Thursday, May 7, 2015

Center City's Final Frontier

While the traditional boundaries of Center City lie between Vine and South Streets, it's easy to stray a bit north or south and argue otherwise. "Greater Center City," in fact, is comprised of blocks between Girard and Tasker. That's a stretch, but if you're walking along Spring Garden Avenue, there's no mistake, you are in the city.

But hit Broad and head east, that's another story. Whether it's councilmanic districting or a case of bad development attracting worse development, the neighborhoods of Greater Center City's northeastern quadrant are devoid of anything "central" until you get to Northern Liberties. Strip malls, sterile government facilities, and parking lots line Spring Garden with only an occasional relic to remind us of its industrial and residential roots.

The largest footprint of singular new development is suburban-styled subsidized housing awkwardly flanked by vacant and underutilized warehouses and railroad tracks. Even Callowhill - or the Loft District - with it's proximity to the literal core of the city continues to struggle with an abundance of surface parking, vacant lots, and empty warehouses. Nowhere is the crevasse between east and west more apparent than on North Broad Street, where Gilded Age mansions, churches, and theaters on the westside face unimpressive infill like car washes and auto parts stores. 

Still, the northeastern component of Greater Center City has a few gems waiting to be polished, and the future of this district - however it evolves - may depend on their revitalizations. 

You don't have to be a history or architectural nerd to be concerned with the area's most priceless resource, the Divine Lorraine Hotel. The Willis G. Hale masterpiece is one of the city's most iconic, infamous, and significant buildings, and despite countless promises, proposals, and praise, its future is still largely in question. EB Reality released a unique rendering that looks like a cartoon from Highlights Magazine, and I mean that in a good way.

Just behind the Divine Ms.

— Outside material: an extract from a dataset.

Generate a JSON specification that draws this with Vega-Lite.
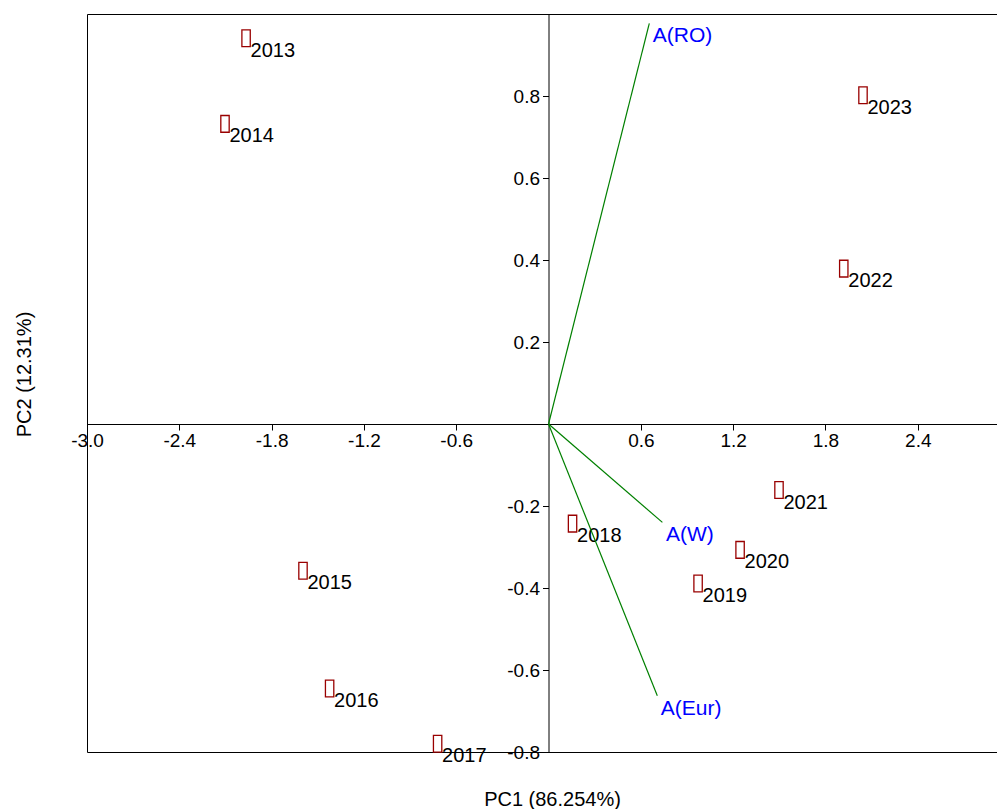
{
  "$schema": "https://vega.github.io/schema/vega-lite/v6.json",
  "width": 910,
  "height": 738,
  "autosize": {"type": "none"},
  "padding": {"left": 87, "top": 14, "right": 0, "bottom": 57},
  "background": "white",
  "config": {"view": {"stroke": "#000", "strokeWidth": 1}, "font": "Liberation Sans"},
  "datasets": {
    "scores": [
      {"year": "2013", "pc1": -1.966, "pc2": 0.941},
      {"year": "2014", "pc1": -2.103, "pc2": 0.732},
      {"year": "2015", "pc1": -1.596, "pc2": -0.358},
      {"year": "2016", "pc1": -1.423, "pc2": -0.645},
      {"year": "2017", "pc1": -0.721, "pc2": -0.780},
      {"year": "2018", "pc1": 0.156, "pc2": -0.243},
      {"year": "2019", "pc1": 0.972, "pc2": -0.389},
      {"year": "2020", "pc1": 1.245, "pc2": -0.307},
      {"year": "2021", "pc1": 1.498, "pc2": -0.161},
      {"year": "2022", "pc1": 1.919, "pc2": 0.379},
      {"year": "2023", "pc1": 2.044, "pc2": 0.802}
    ],
    "loadings": [
      {"name": "A(RO)", "pc1": 0.655, "pc2": 0.977},
      {"name": "A(W)", "pc1": 0.740, "pc2": -0.240},
      {"name": "A(Eur)", "pc1": 0.707, "pc2": -0.663}
    ]
  },
  "encoding": {
    "x": {
      "field": "pc1", "type": "quantitative",
      "scale": {"domain": [-3, 2.915], "nice": false, "zero": false},
      "axis": {
        "orient": "bottom", "offset": -328,
        "values": [-3, -2.4, -1.8, -1.2, -0.6, 0.6, 1.2, 1.8, 2.4],
        "format": ".1f", "labelExpr": "replace(datum.label, '−', '-')", "grid": false,
        "tickSize": 6, "labelPadding": 1, "labelFontSize": 19,
        "labelColor": "#000", "tickColor": "#000", "domainColor": "#000",
        "labelFlush": false, "labelOverlap": false,
        "title": "PC1 (86.254%)", "titleFontSize": 20, "titleFontWeight": "normal",
        "titleColor": "#000", "titleX": 465, "titleY": 381,
        "titleAlign": "center", "titleBaseline": "alphabetic"
      }
    },
    "y": {
      "field": "pc2", "type": "quantitative",
      "scale": {"domain": [-0.8, 1.0], "nice": false, "zero": false},
      "axis": {
        "orient": "left", "offset": -461.5,
        "values": [-0.8, -0.6, -0.4, -0.2, 0.2, 0.4, 0.6, 0.8],
        "format": ".1f", "labelExpr": "replace(datum.label, '−', '-')", "grid": false,
        "tickSize": 6, "labelPadding": 3, "labelFontSize": 19,
        "labelColor": "#000", "tickColor": "#000", "domainColor": "#000",
        "labelFlush": false, "labelOverlap": false,
        "title": "PC2 (12.31%)", "titleFontSize": 20, "titleFontWeight": "normal",
        "titleColor": "#000", "titleX": -524.5, "titleY": 360, "titleAngle": -90,
        "titleAlign": "center", "titleBaseline": "middle"
      }
    }
  },
  "layer": [
    {
      "data": {"name": "scores"},
      "mark": {"type": "point", "shape": "M-0.5,-1H0.5V1H-0.5Z", "filled": false, "stroke": "#990000", "strokeWidth": 1.3, "size": 280, "opacity": 1}
    },
    {
      "data": {"name": "scores"},
      "mark": {"type": "text", "align": "left", "baseline": "alphabetic", "dx": 4.5, "dy": 18.5, "fontSize": 20, "color": "#000"},
      "encoding": {"text": {"field": "year"}}
    },
    {
      "data": {"name": "loadings"},
      "mark": {"type": "rule", "color": "#008000", "strokeWidth": 1.2},
      "encoding": {"x2": {"datum": 0}, "y2": {"datum": 0}}
    },
    {
      "data": {"name": "loadings"},
      "mark": {"type": "text", "align": "left", "baseline": "alphabetic", "dx": 3.5, "dy": 19, "fontSize": 21, "color": "#0000ff"},
      "encoding": {"text": {"field": "name"}}
    }
  ]
}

L., Broad Street Holdings has proposed its own mixed use complex with a residential component. 

For now, this speculation may simply be more hype. EB Reality seems to love the media, and the media is its greatest enabler. Stories about the Divine Lorraine sell ads because we love that building so damn much. But while development has been charging east along Ridge Avenue, it comes to a grinding halt at the Divine Lorraine. It's creeping its way northwest from Callowhill but with a reserved lack of ambition. 

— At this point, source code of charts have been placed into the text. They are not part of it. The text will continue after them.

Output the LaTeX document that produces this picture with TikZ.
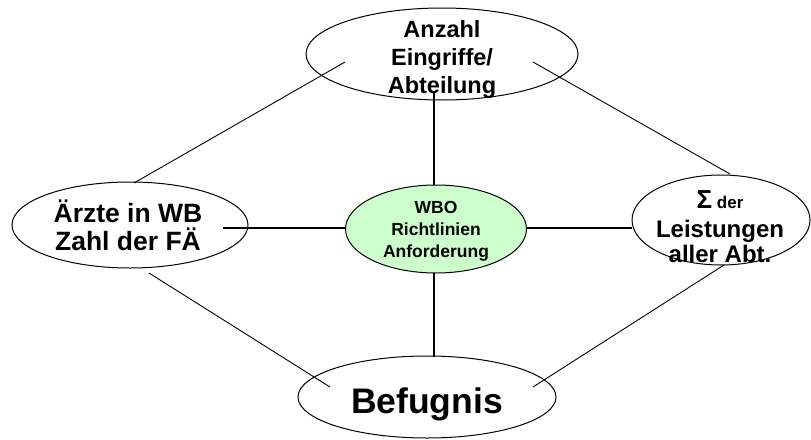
\documentclass[tikz,border=0pt]{standalone}
\usepackage{fontspec}
\setmainfont{Liberation Sans}
\usetikzlibrary{shapes.geometric}
\definecolor{lightgreen}{HTML}{CCFFCC}
\begin{document}
\begin{tikzpicture}[x=1pt,y=-1pt,
  ell/.style={draw, ellipse, line width=1pt, inner sep=0pt},
  thinline/.style={line width=0.9pt},
  thickline/.style={line width=2.6pt},
  lbl/.style={anchor=base, inner sep=0pt}]
\useasboundingbox (0,0) rectangle (811,439);
% ellipses
\node[ell, minimum width=272pt, minimum height=92pt] (top) at (442,54) {};
\node[ell, minimum width=236pt, minimum height=86pt] (left) at (130,225) {};
\node[ell, fill=lightgreen, minimum width=181pt, minimum height=88pt] (cen) at (436,229) {};
\node[ell, minimum width=178pt, minimum height=90pt] (right) at (721,220) {};
\node[ell, minimum width=258pt, minimum height=82pt] (bot) at (427,397) {};
% coordinates for connector ends
\coordinate (tl1) at (134,183);
\coordinate (tl2) at (345,62);
\coordinate (tr1) at (533,62);
\coordinate (tr2) at (730,174);
\coordinate (bl1) at (149,273);
\coordinate (bl2) at (330,387);
\coordinate (br1) at (724,265);
\coordinate (br2) at (533,387);
\coordinate (ct) at (434,93);
\coordinate (ctc) at (434,185);
\coordinate (cb) at (434,357);
\coordinate (cbc) at (434,273);
\coordinate (cl) at (223,228);
\coordinate (clc) at (346,228);
\coordinate (cr) at (632,228);
\coordinate (crc) at (527,228);
% thin connectors
\draw[thinline] (tl1) -- (tl2);
\draw[thinline] (tr1) -- (tr2);
\draw[thinline] (bl1) -- (bl2);
\draw[thinline] (br1) -- (br2);
% thick connectors
\draw[thickline] (ct) -- (ctc);
\draw[thickline] (cbc) -- (cb);
\draw[thickline] (cl) -- (clc);
\draw[thickline] (crc) -- (cr);
% texts
\node[lbl, font=\fontsize{23.5}{28}\selectfont\bfseries] (ta) at (442,37) {Anzahl};
\node[lbl, font=\fontsize{23.5}{28}\selectfont\bfseries] (tb) at (442,65) {Eingriffe/};
\node[lbl, font=\fontsize{23.5}{28}\selectfont\bfseries] (tc) at (442,93) {Abteilung};
\node[lbl, font=\fontsize{26.5}{28}\selectfont\bfseries] (la) at (128,222) {Ärzte in WB};
\node[lbl, font=\fontsize{26.5}{28}\selectfont\bfseries] (lb) at (128,250) {Zahl der FÄ};
\node[lbl, font=\fontsize{17.5}{22}\selectfont\bfseries] (ca) at (436,213) {WBO};
\node[lbl, font=\fontsize{17.5}{22}\selectfont\bfseries] (cb2) at (436,235) {Richtlinien};
\node[lbl, font=\fontsize{17.5}{22}\selectfont\bfseries] (cc) at (436,257) {Anforderung};
\node[lbl, font=\fontsize{17}{22}\selectfont\bfseries] (ra) at (720,208) {{\fontsize{26}{26}\selectfont Σ} der};
\node[lbl, font=\fontsize{24}{27}\selectfont\bfseries] (rb) at (720,237) {Leistungen};
\node[lbl, font=\fontsize{24}{27}\selectfont\bfseries] (rc) at (720,262) {aller Abt.};
\node[lbl, font=\fontsize{35.5}{36}\selectfont\bfseries] (ba) at (427,413) {Befugnis};
\end{tikzpicture}
\end{document}
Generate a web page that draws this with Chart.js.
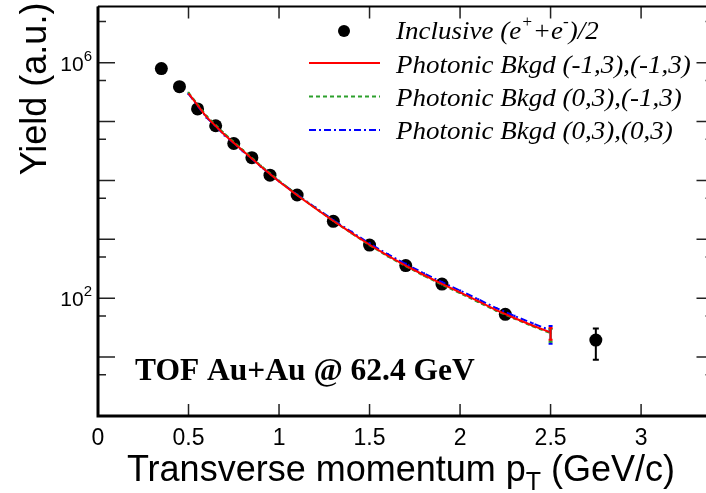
<!DOCTYPE html>
<html>
<head>
<meta charset="utf-8">
<script src="https://cdn.jsdelivr.net/npm/chart.js@4.4.1/dist/chart.umd.min.js"></script>
<style>
  html, body { margin:0; padding:0; background:#fff; overflow:hidden; }
  #wrap { width:720px; height:493px; }
</style>
</head>
<body>
<div id="wrap"><canvas id="chart-yield" width="720" height="493"></canvas></div>
<script>
// inclusive electrons
const ptInclusive    = [0.35, 0.45, 0.55, 0.65, 0.75, 0.85, 0.95, 1.1, 1.3, 1.5, 1.7, 1.9, 2.25, 2.75];
const yieldInclusive = [7.93e5, 3.91e5, 1.64e5, 8.5e4, 4.24e4, 2.44e4, 1.23e4, 5660, 2020, 800, 359, 174, 53.2, 19.5];
const errHiInclusive = [0, 0, 0, 0, 0, 0, 0, 0, 0, 0, 0, 0, 0, 11];
const errLoInclusive = [0, 0, 0, 0, 0, 0, 0, 0, 0, 0, 0, 0, 0, 10.5];

// photonic background curves
const ptBkgd = [0.5, 0.6, 0.7, 0.8, 0.9, 1.0, 1.1, 1.2, 1.3, 1.4, 1.5, 1.6, 1.7, 1.8, 1.9, 2.0, 2.1, 2.2, 2.3, 2.4, 2.5];
const bkgdA = [3.01e5, 1.19e5, 5.93e4, 3.19e4, 1.72e4, 9620, 5600, 3380, 2050, 1285, 809, 528, 359, 248, 175, 126, 89, 62.9, 46.1, 34.5, 26.3];
const bkgdB = [3.1e5, 1.24e5, 6.2e4, 3.3e4, 1.78e4, 9900, 5700, 3400, 2050, 1270, 795, 515, 350, 240, 170, 122, 86, 61, 45, 33.5, 25.5];
const bkgdC = [2.95e5, 1.17e5, 5.85e4, 3.15e4, 1.72e4, 9700, 5750, 3480, 2120, 1340, 850, 560, 382, 265, 187, 135, 96, 68, 50, 37.5, 28.5];
// errors on the last bin only
const errBkgdA = [5, 6.5];
const errBkgdB = [4.6, 7.3];
const errBkgdC = [5.4, 11.6];

const xTicks = [0, 0.5, 1, 1.5, 2, 2.5, 3];
const xTickLabels = ['0', '0.5', '1', '1.5', '2', '2.5', '3'];
const yMajor = [1, 10, 100, 1e3, 1e4, 1e5, 1e6];
const yMinor = [5, 50, 500, 5e3, 5e4, 5e5, 5e6];
const yLabelled = [[1e6, '6'], [1e2, '2']];

const legendRows = [
  { kind:'dot' },
  { kind:'line', color:'#ff0000', dash:[] , text:'Photonic Bkgd (-1,3),(-1,3)' },
  { kind:'line', color:'#2ca02c', dash:[4,3], text:'Photonic Bkgd (0,3),(-1,3)' },
  { kind:'line', color:'#0000ff', dash:[7,3,2,3], text:'Photonic Bkgd (0,3),(0,3)' }
];

function drawRuns(ctx, x, y, runs) {
  // runs: [text, font, dy]
  runs.forEach(([t, f, dy]) => {
    ctx.font = f;
    ctx.fillText(t, x, y + dy);
    x += ctx.measureText(t).width;
  });
  return x;
}
function runsWidth(ctx, runs) {
  let w = 0;
  runs.forEach(([t, f]) => { ctx.font = f; w += ctx.measureText(t).width; });
  return w;
}

const errorBars = {
  id:'errorBars',
  afterDatasetsDraw(chart) {
    const { ctx, scales:{ x, y } } = chart;
    ctx.save();
    ctx.lineWidth = 2;
    ctx.strokeStyle = '#000';
    ptInclusive.forEach((p, i) => {
      if (!errHiInclusive[i]) return;
      const px = x.getPixelForValue(p);
      const y1 = y.getPixelForValue(yieldInclusive[i] + errHiInclusive[i]);
      const y2 = y.getPixelForValue(yieldInclusive[i] - errLoInclusive[i]);
      ctx.beginPath();
      ctx.moveTo(px, y1); ctx.lineTo(px, y2);
      ctx.moveTo(px - 3, y1); ctx.lineTo(px + 3, y1);
      ctx.moveTo(px - 3, y2); ctx.lineTo(px + 3, y2);
      ctx.stroke();
    });
    const last = ptBkgd.length - 1;
    [[bkgdC, errBkgdC, '#0000ff'], [bkgdB, errBkgdB, '#2ca02c'], [bkgdA, errBkgdA, '#ff0000']].forEach(([vals, err, col]) => {
      const px = x.getPixelForValue(ptBkgd[last]);
      const y1 = y.getPixelForValue(vals[last] + err[0]);
      const y2 = y.getPixelForValue(vals[last] - err[1]);
      ctx.strokeStyle = col;
      ctx.lineWidth = 2;
      ctx.beginPath();
      ctx.moveTo(px, y1); ctx.lineTo(px, y2);
      ctx.moveTo(px - 2, y1); ctx.lineTo(px + 2, y1);
      ctx.moveTo(px - 2, y2); ctx.lineTo(px + 2, y2);
      ctx.stroke();
    });
    ctx.restore();
  }
};

const frame = {
  id:'frame',
  afterDraw(chart) {
    const { ctx, chartArea:a, scales:{ x, y } } = chart;
    ctx.save();
    // ticks
    ctx.strokeStyle = '#222';
    ctx.lineWidth = 1.5;
    ctx.beginPath();
    xTicks.forEach(v => {
      const px = x.getPixelForValue(v);
      ctx.moveTo(px, a.bottom); ctx.lineTo(px, a.bottom - 12);
      ctx.moveTo(px, a.top); ctx.lineTo(px, a.top + 12);
    });
    yMajor.forEach(v => {
      const py = y.getPixelForValue(v);
      ctx.moveTo(a.left, py); ctx.lineTo(a.left + 17, py);
      ctx.moveTo(a.right, py); ctx.lineTo(a.right - 17, py);
    });
    yMinor.forEach(v => {
      const py = y.getPixelForValue(v);
      if (py < a.top) return;
      ctx.moveTo(a.left, py); ctx.lineTo(a.left + 8, py);
      ctx.moveTo(a.right, py); ctx.lineTo(a.right - 8, py);
    });
    ctx.stroke();

    // frame
    ctx.strokeStyle = '#000';
    ctx.lineWidth = 3;
    ctx.beginPath();
    ctx.moveTo(a.left, a.top); ctx.lineTo(a.left, a.bottom); ctx.lineTo(a.right, a.bottom);
    ctx.stroke();
    ctx.lineWidth = 2;
    ctx.beginPath();
    ctx.moveTo(a.left, a.top); ctx.lineTo(a.right, a.top); ctx.lineTo(a.right, a.bottom);
    ctx.stroke();

    // tick labels
    ctx.fillStyle = '#000';
    ctx.font = '23px "Liberation Sans", Arial, sans-serif';
    ctx.textAlign = 'center';
    ctx.textBaseline = 'alphabetic';
    xTicks.forEach((v, i) => ctx.fillText(xTickLabels[i], x.getPixelForValue(v), 445));
    ctx.textAlign = 'left';
    yLabelled.forEach(([v, e]) => {
      const py = y.getPixelForValue(v);
      const runs = [['10', '21px "Liberation Sans", Arial', 0], [e, '15px "Liberation Sans", Arial', -10]];
      const w = runsWidth(ctx, runs);
      drawRuns(ctx, 92 - w, py + 8, runs);
    });

    // axis titles
    const tf = '36px "Liberation Sans", Arial, sans-serif';
    const xRuns = [['Transverse momentum p', tf, 0], ['T', '25px "Liberation Sans", Arial', 9], [' (GeV/c)', tf, 0]];
    const xw = runsWidth(ctx, xRuns);
    drawRuns(ctx, 401 - xw / 2, 481, xRuns);

    ctx.save();
    ctx.translate(46, 89);
    ctx.rotate(-Math.PI / 2);
    ctx.font = tf;
    ctx.textAlign = 'center';
    ctx.fillText('Yield (a.u.)', 0, 0);
    ctx.restore();

    // legend
    const lf = 'italic 25px "Liberation Serif", "Times New Roman", serif';
    const sf = 'italic 16px "Liberation Serif", "Times New Roman", serif';
    ctx.textAlign = 'left';
    ctx.beginPath();
    ctx.arc(344, 31, 6, 0, Math.PI * 2);
    ctx.fill();
    ctx.save();
    ctx.translate(396, 0);
    ctx.scale(1.08, 1);
    drawRuns(ctx, 0, 39, [['Inclusive (e', lf, 0], ['+', sf, -12], ['+e', lf, 0], ['-', sf, -12], [')/2', lf, 0]]);
    legendRows.slice(1).forEach((r, i) => {
      ctx.font = lf;
      ctx.fillText(r.text, 0, 72.5 + i * 33.2);
    });
    ctx.restore();
    legendRows.slice(1).forEach((r, i) => {
      const yy = 63 + i * 33.5;
      ctx.strokeStyle = r.color;
      ctx.lineWidth = 2;
      ctx.setLineDash(r.dash);
      ctx.beginPath();
      ctx.moveTo(309, yy); ctx.lineTo(380, yy);
      ctx.stroke();
      ctx.setLineDash([]);
    });

    // label
    ctx.font = 'bold 31.5px "Liberation Serif", "Times New Roman", serif';
    ctx.fillText('TOF Au+Au @ 62.4 GeV', 135, 380);
    ctx.restore();
  }
};

new Chart(document.getElementById('chart-yield'), {
  type:'line',
  data:{
    datasets:[{
      label:'Inclusive (e+ + e-)/2',
      data: ptInclusive.map((p, i) => ({ x:p, y:yieldInclusive[i] })),
      showLine:false,
      pointRadius:6.5,
      pointBackgroundColor:'#000',
      pointBorderWidth:0,
      order:4
    }, {
      label:'Photonic Bkgd (0,3),(0,3)',
      data: ptBkgd.map((p, i) => ({ x:p, y:bkgdC[i] })),
      borderColor:'#0000ff',
      borderWidth:2,
      borderDash:[7,3,2,3],
      pointStyle:'rect',
      pointRadius:1.6,
      pointBackgroundColor:'#0000ff',
      pointBorderWidth:0,
      tension:0,
      order:3
    }, {
      label:'Photonic Bkgd (0,3),(-1,3)',
      data: ptBkgd.map((p, i) => ({ x:p, y:bkgdB[i] })),
      borderColor:'#2ca02c',
      borderWidth:2,
      borderDash:[4,3],
      pointStyle:'rect',
      pointRadius:1.3,
      pointBackgroundColor:'#2ca02c',
      pointBorderWidth:0,
      tension:0,
      order:2
    }, {
      label:'Photonic Bkgd (-1,3),(-1,3)',
      data: ptBkgd.map((p, i) => ({ x:p, y:bkgdA[i] })),
      borderColor:'#ff0000',
      borderWidth:2,
      pointRadius:0,
      tension:0,
      order:1
    }]
  },
  options:{
    responsive:false,
    animation:false,
    layout:{ padding:{ left:98, top:2, right:6, bottom:77 } },
    plugins:{ legend:{ display:false }, tooltip:{ enabled:false } },
    scales:{
      x:{ type:'linear', min:0, max:3.4, display:false },
      y:{ type:'logarithmic', min:1, max:9e6, display:false }
    }
  },
  plugins:[errorBars, frame]
});
</script>
</body>
</html>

Massive projects are massive risks, even in Center City. But Broad and Fairmount isn't quite Center City, at least not yet, and the Divine Lorraine is a beast. There is no question that a resurrected Divine Lorraine would be a massive boon for the vicinity and certainly spawn additional development, but without that development, EB Reality knows it will have to wait for a handsome return. Right now, Philadelphia is just waiting for someone to make the first move.


It isn't all uncertainty for this depressed pocket of the city, and it may simply be that the city needs to be the party to make that first move. And it's about to be made. Soon the city will be voting on a bill that will allow it to purchase a quarter mile stretch of the abandoned Reading Viaduct from SEPTA, after which several groups will be working together to convert it into an elevated park. 

Once a pipe dream to many and a hinderance to others, it looks as though the Reading Viaduct Park will be realized. And considering the city's recent investment in parks, and its final recognition that the improvement of public spaces actually encourages development, it could happen sooner than later.